To solve this, we need to open and parse the file and then determine if something shows up more than once. We can store each passphrase as a list and then compare its length to the length of a set made from that list-- if they're equal, every item in the list shows up once. If the length of the set is shorter, there was at least one duplicate.

Solution

The code for this is short enough that I can post all of it before breaking it down and talking about it.

i = 0
with open('input.txt') as f:
    for line in f.readlines():
        pw = line.strip().split(' ')
        if len(pw) == len(set(pw)):
            i += 1

print('Part One:{}'.format(i))
  • i is just the counter of valid passphrases
  • with, the context manager, takes care of opening and closing the file. If there's any error raised by the code in the context manager, it handles closing the file before reraising the error so that files aren't left in a bad state of being opened when they aren't actively being used.
  • The for line in f.readlines() just goes line by line, resulting in each line being the variable line that we can use later.
  • For each line, we make it into a list, pw, that is the string split on white spaces. 'a b c' would become the list ['a', 'b', 'c'].
  • If the length of the list is the same as the a set of that list, each item in the list is unique, meaning that the passphrase is valid.

At the end, the resulting count is printed out.

Algorithmic Runtime

If \(P\) is the number of passphrases and \(L\) is their length, this solution is \(O(PL)\) since we operate on each passphrase once and do an \(O(L)\) operation on it (turning the list into a set). Getting the length of a list or a set is free.

Memory usage is just \(O(L)\) since the variable pw is overwritten for every different passphrase.

Part Two

Now, a valid passphrase must contain no two words that are anagrams of each other-- that is, a passphrase is invalid if any word's letters can be rearranged to form any other word in the passphrase.

For example:

  • abcde fghij is a valid passphrase.

  • abcde xyz ecdab is not valid - the letters from the third word can be rearranged to form the first word.

  • a ab abc abd abf abj is a valid passphrase, because all letters need to be used when forming another word.

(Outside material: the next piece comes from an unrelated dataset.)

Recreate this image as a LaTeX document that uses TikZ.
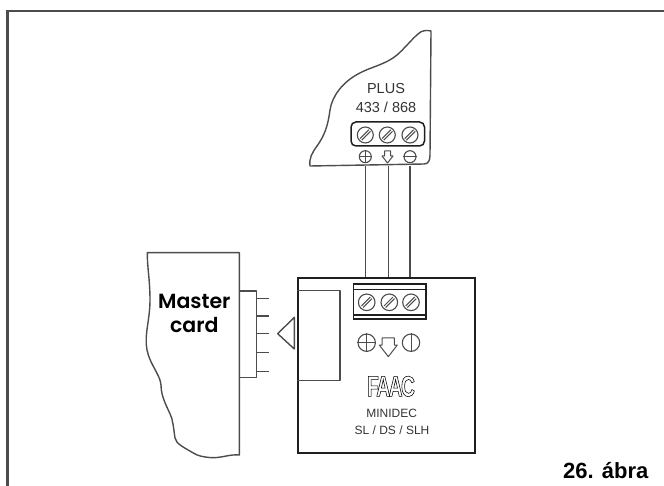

  • iiii oiii ooii oooi oooo is valid.

  • oiii ioii iioi iiio is not valid - any of these words can be rearranged to form any other word.

Under this new system policy, how many passphrases are valid?

Interpretation, Planning, and Discussion

Ok, this is nice and similar to the previous one, thankfully.

This will just require a simple modification to the logic in the first-- the anagram detection. A nice way to tell if two words are anagrams of each other without rearranging the letters in \(L!\) different ways is to sort the letters and then compare the two words. If the letters are sorted to be the same, then they are an anagram.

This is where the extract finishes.